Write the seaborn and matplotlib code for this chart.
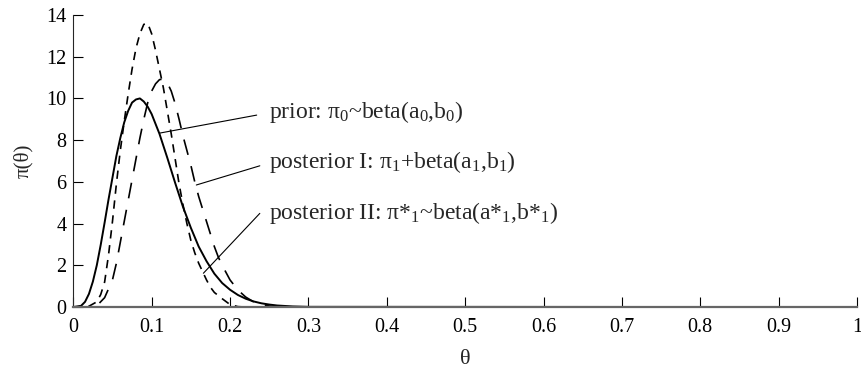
import numpy as np
import pandas as pd
import seaborn as sns
import matplotlib.pyplot as plt
import matplotlib.ticker as mticker

# curve samples
prior_theta = [0, 0.01, 0.015, 0.02, 0.025, 0.03, 0.035, 0.04, 0.045, 0.05, 0.055, 0.06,
               0.065, 0.07, 0.075, 0.08, 0.085, 0.09, 0.095, 0.10, 0.11, 0.12, 0.13, 0.14,
               0.15, 0.16, 0.17, 0.18, 0.19, 0.20, 0.21, 0.22, 0.23, 0.24, 0.25, 0.26,
               0.28, 0.30, 1.0]
prior_pi = [0, 0.06, 0.25, 0.63, 1.22, 2.0, 2.98, 4.05, 5.16, 6.2, 7.24, 8.1,
            8.85, 9.4, 9.8, 9.95, 10.0, 9.85, 9.6, 9.25, 8.3, 7.15, 5.95, 4.8,
            3.8, 2.9, 2.2, 1.6, 1.15, 0.83, 0.58, 0.4, 0.27, 0.18, 0.12, 0.075,
            0.03, 0.01, 0]

post1_theta = [0, 0.02, 0.03, 0.04, 0.05, 0.055, 0.06, 0.065, 0.07, 0.075, 0.08, 0.085,
               0.09, 0.095, 0.10, 0.105, 0.11, 0.115, 0.12, 0.125, 0.13, 0.135, 0.14,
               0.145, 0.15, 0.155, 0.16, 0.165, 0.17, 0.175, 0.18, 0.185, 0.19, 0.20,
               0.21, 0.22, 0.23, 0.24, 0.25, 0.26, 0.28, 1.0]
post1_pi = [0, 0, 0.06, 0.45, 1.3, 2.1, 3.1, 4.1, 5.1, 6.1, 7.1, 8.1,
            9.0, 9.8, 10.35, 10.7, 10.9, 10.93, 10.75, 10.35, 9.75, 9.0, 8.2,
            7.5, 6.8, 6.0, 5.3, 4.7, 4.1, 3.5, 2.9, 2.4, 2.0, 1.3,
            0.82, 0.48, 0.25, 0.12, 0.05, 0.02, 0, 0]

post2_theta = [0, 0.02, 0.03, 0.035, 0.04, 0.045, 0.05, 0.055, 0.06, 0.065, 0.07, 0.075,
               0.08, 0.085, 0.09, 0.095, 0.10, 0.105, 0.11, 0.115, 0.12, 0.125, 0.13,
               0.135, 0.14, 0.145, 0.15, 0.155, 0.16, 0.165, 0.17, 0.175, 0.18, 0.19,
               0.20, 0.21, 0.22, 1.0]
post2_pi = [0, 0.04, 0.25, 0.6, 1.2, 2.5, 4.1, 5.9, 7.5, 8.9, 10.2, 11.4,
            12.4, 13.1, 13.55, 13.6, 13.1, 12.3, 11.4, 10.5, 9.4, 8.3, 7.1,
            5.9, 4.9, 4.0, 3.2, 2.6, 2.1, 1.7, 1.3, 0.95, 0.7, 0.4,
            0.12, 0.02, 0, 0]

x_ticks = [0, 0.1, 0.2, 0.3, 0.4, 0.5, 0.6, 0.7, 0.8, 0.9, 1.0]
x_tick_labels = ["0", "0.1", "0.2", "0.3", "0.4", "0.5", "0.6", "0.7", "0.8", "0.9", "1"]
y_ticks = [0, 2, 4, 6, 8, 10, 12, 14]

labels = ["prior: π$_0$~beta(a$_0$,b$_0$)",
          "posterior I: π$_1$+beta(a$_1$,b$_1$)",
          "posterior II: π*$_1$~beta(a*$_1$,b*$_1$)"]

sns.set_style("ticks")
plt.rcParams['font.family'] = ['Liberation Serif', 'DejaVu Serif']
plt.rcParams['mathtext.fontset'] = 'custom'
plt.rcParams['mathtext.rm'] = 'Liberation Serif'
plt.rcParams['mathtext.it'] = 'Liberation Serif:italic'

fig = plt.figure(figsize=(8.61, 3.74), dpi=100)
ax = fig.add_axes([0.0851, 0.179, 0.9103, 0.781])

df0 = pd.DataFrame({"theta": prior_theta, "pi": prior_pi})
df1 = pd.DataFrame({"theta": post1_theta, "pi": post1_pi})
df2 = pd.DataFrame({"theta": post2_theta, "pi": post2_pi})

lw = 1.2
sns.lineplot(data=df0, x="theta", y="pi", ax=ax, color="black", lw=1.4,
             estimator=None, sort=False)
sns.lineplot(data=df1, x="theta", y="pi", ax=ax, color="black", lw=lw,
             estimator=None, sort=False, linestyle=(0, (9.5, 7)))
sns.lineplot(data=df2, x="theta", y="pi", ax=ax, color="black", lw=lw,
             estimator=None, sort=False, linestyle=(0, (5, 4)))

ax.set_xlim(0, 1)
ax.set_ylim(0, 14)
ax.xaxis.set_major_locator(mticker.FixedLocator(x_ticks))
ax.xaxis.set_major_formatter(mticker.FixedFormatter(x_tick_labels))
ax.set_yticks(y_ticks)
ax.tick_params(direction="in", length=7, width=0.8, labelsize=14.5, colors="black")
ax.tick_params(axis="x", pad=8)
ax.tick_params(axis="y", pad=5)
sns.despine(ax=ax)
ax.spines["left"].set_linewidth(0.8)
ax.spines["bottom"].set_color("#666666")
ax.spines["bottom"].set_linewidth(1.6)

ax.set_xlabel("θ", fontsize=16, labelpad=9)
ax.set_ylabel("π(θ)", fontsize=15, labelpad=9)

# annotations with leader lines
ax.plot([0.1106, 0.234], [8.34, 9.2], color="black", lw=0.8)
ax.plot([0.157, 0.238], [5.85, 6.77], color="black", lw=0.8)
ax.plot([0.166, 0.238], [1.62, 4.49], color="black", lw=0.8)
ax.text(0.25, 9.35, labels[0], fontsize=17, va="center")
ax.text(0.25, 6.95, labels[1], fontsize=17, va="center")
ax.text(0.25, 4.5, labels[2], fontsize=17, va="center")

fig.savefig("out.png", dpi=100)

· · · · ·

- THE PROBLEM -
Write out exactly the lines between the start of the data and the line with "0.03, 0.01, 0]", including both, but none of the pictures.

- TASK RESPONSE -
Write the seaborn and matplotlib code for this chart.
import numpy as np
import pandas as pd
import seaborn as sns
import matplotlib.pyplot as plt
import matplotlib.ticker as mticker

# curve samples
prior_theta = [0, 0.01, 0.015, 0.02, 0.025, 0.03, 0.035, 0.04, 0.045, 0.05, 0.055, 0.06,
               0.065, 0.07, 0.075, 0.08, 0.085, 0.09, 0.095, 0.10, 0.11, 0.12, 0.13, 0.14,
               0.15, 0.16, 0.17, 0.18, 0.19, 0.20, 0.21, 0.22, 0.23, 0.24, 0.25, 0.26,
               0.28, 0.30, 1.0]
prior_pi = [0, 0.06, 0.25, 0.63, 1.22, 2.0, 2.98, 4.05, 5.16, 6.2, 7.24, 8.1,
            8.85, 9.4, 9.8, 9.95, 10.0, 9.85, 9.6, 9.25, 8.3, 7.15, 5.95, 4.8,
            3.8, 2.9, 2.2, 1.6, 1.15, 0.83, 0.58, 0.4, 0.27, 0.18, 0.12, 0.075,
            0.03, 0.01, 0]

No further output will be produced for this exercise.